#### [Dataset section]
========
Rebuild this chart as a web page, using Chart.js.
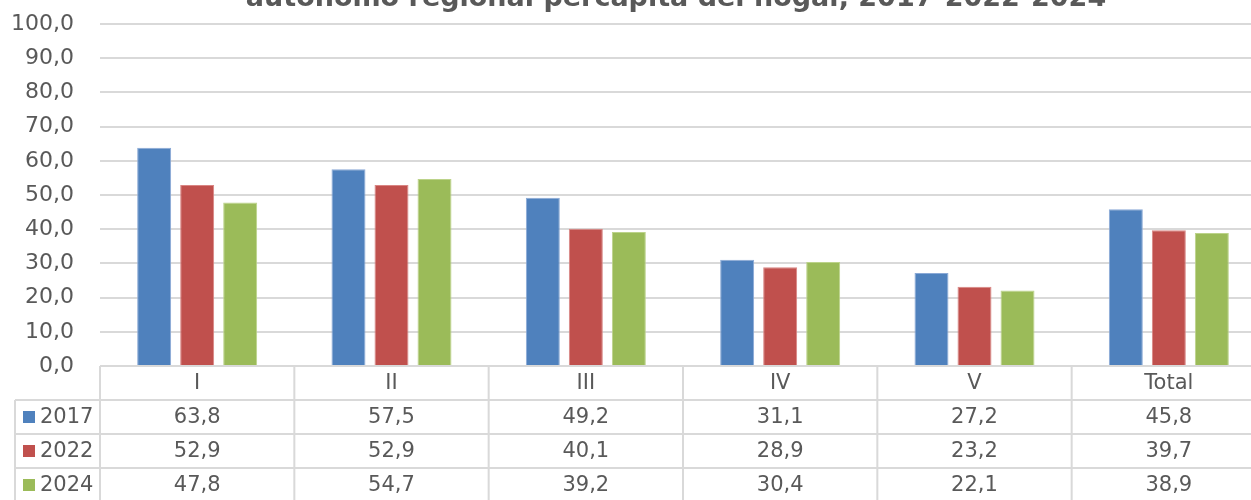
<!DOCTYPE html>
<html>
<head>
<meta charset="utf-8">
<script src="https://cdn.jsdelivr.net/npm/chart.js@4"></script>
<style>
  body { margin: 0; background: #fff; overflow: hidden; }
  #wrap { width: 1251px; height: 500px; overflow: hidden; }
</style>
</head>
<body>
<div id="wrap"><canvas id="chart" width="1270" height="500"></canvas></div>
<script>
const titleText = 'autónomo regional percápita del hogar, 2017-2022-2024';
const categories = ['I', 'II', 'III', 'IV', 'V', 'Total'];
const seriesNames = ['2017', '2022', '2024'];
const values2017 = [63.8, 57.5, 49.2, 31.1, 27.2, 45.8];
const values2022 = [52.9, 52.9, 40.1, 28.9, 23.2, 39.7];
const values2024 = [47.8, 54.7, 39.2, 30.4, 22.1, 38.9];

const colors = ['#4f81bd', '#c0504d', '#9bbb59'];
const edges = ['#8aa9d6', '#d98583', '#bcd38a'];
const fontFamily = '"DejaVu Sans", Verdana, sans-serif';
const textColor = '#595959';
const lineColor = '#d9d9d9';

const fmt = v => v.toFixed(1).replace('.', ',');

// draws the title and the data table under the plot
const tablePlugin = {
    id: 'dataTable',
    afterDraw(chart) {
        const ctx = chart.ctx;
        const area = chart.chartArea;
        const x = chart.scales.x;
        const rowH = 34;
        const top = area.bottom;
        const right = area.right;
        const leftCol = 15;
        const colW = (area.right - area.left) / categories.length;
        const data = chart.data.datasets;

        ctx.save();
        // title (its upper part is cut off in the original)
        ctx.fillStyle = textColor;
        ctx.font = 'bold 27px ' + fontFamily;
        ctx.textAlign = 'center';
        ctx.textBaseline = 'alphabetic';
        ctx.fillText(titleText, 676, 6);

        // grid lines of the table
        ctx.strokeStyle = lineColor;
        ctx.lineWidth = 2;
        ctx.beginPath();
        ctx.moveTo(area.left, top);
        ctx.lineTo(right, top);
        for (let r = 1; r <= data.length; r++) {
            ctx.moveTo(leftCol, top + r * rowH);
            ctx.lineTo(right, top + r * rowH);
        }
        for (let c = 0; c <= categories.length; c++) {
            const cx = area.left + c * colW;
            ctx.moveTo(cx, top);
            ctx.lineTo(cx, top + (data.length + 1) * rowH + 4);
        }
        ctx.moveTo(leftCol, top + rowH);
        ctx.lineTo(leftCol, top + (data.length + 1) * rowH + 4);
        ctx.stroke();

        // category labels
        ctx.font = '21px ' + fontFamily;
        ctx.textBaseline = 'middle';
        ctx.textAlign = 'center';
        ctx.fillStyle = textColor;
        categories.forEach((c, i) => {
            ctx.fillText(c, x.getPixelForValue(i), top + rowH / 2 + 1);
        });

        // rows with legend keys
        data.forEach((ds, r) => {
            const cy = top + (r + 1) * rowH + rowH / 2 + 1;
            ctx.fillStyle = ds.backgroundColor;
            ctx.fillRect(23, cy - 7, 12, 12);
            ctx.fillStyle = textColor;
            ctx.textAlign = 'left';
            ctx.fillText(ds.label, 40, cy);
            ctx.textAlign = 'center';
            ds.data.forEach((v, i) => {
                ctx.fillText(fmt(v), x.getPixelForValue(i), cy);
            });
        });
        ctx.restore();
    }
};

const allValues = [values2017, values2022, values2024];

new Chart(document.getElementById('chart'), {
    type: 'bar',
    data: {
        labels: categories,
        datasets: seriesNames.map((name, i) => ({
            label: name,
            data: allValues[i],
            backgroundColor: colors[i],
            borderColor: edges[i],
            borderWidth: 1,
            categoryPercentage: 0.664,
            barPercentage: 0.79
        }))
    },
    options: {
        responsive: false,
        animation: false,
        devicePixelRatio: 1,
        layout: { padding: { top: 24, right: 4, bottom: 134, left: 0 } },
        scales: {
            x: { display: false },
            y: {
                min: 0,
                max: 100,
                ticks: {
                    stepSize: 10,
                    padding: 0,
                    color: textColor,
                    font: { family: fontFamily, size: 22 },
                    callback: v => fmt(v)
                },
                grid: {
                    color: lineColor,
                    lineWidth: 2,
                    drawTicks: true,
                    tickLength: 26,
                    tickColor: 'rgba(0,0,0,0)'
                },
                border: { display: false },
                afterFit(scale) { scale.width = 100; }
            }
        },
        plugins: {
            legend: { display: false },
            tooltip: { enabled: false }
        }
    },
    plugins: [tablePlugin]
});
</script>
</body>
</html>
========
#### [Work instructions]
Everything from the first line of the listing above through the line that contains "const fmt = v" is to be restated word for word, minus the pictures.

#### [Solution for this task]
Rebuild this chart as a web page, using Chart.js.
<!DOCTYPE html>
<html>
<head>
<meta charset="utf-8">
<script src="https://cdn.jsdelivr.net/npm/chart.js@4"></script>
<style>
  body { margin: 0; background: #fff; overflow: hidden; }
  #wrap { width: 1251px; height: 500px; overflow: hidden; }
</style>
</head>
<body>
<div id="wrap"><canvas id="chart" width="1270" height="500"></canvas></div>
<script>
const titleText = 'autónomo regional percápita del hogar, 2017-2022-2024';
const categories = ['I', 'II', 'III', 'IV', 'V', 'Total'];
const seriesNames = ['2017', '2022', '2024'];
const values2017 = [63.8, 57.5, 49.2, 31.1, 27.2, 45.8];
const values2022 = [52.9, 52.9, 40.1, 28.9, 23.2, 39.7];
const values2024 = [47.8, 54.7, 39.2, 30.4, 22.1, 38.9];

const colors = ['#4f81bd', '#c0504d', '#9bbb59'];
const edges = ['#8aa9d6', '#d98583', '#bcd38a'];
const fontFamily = '"DejaVu Sans", Verdana, sans-serif';
const textColor = '#595959';
const lineColor = '#d9d9d9';

const fmt = v => v.toFixed(1).replace('.', ',');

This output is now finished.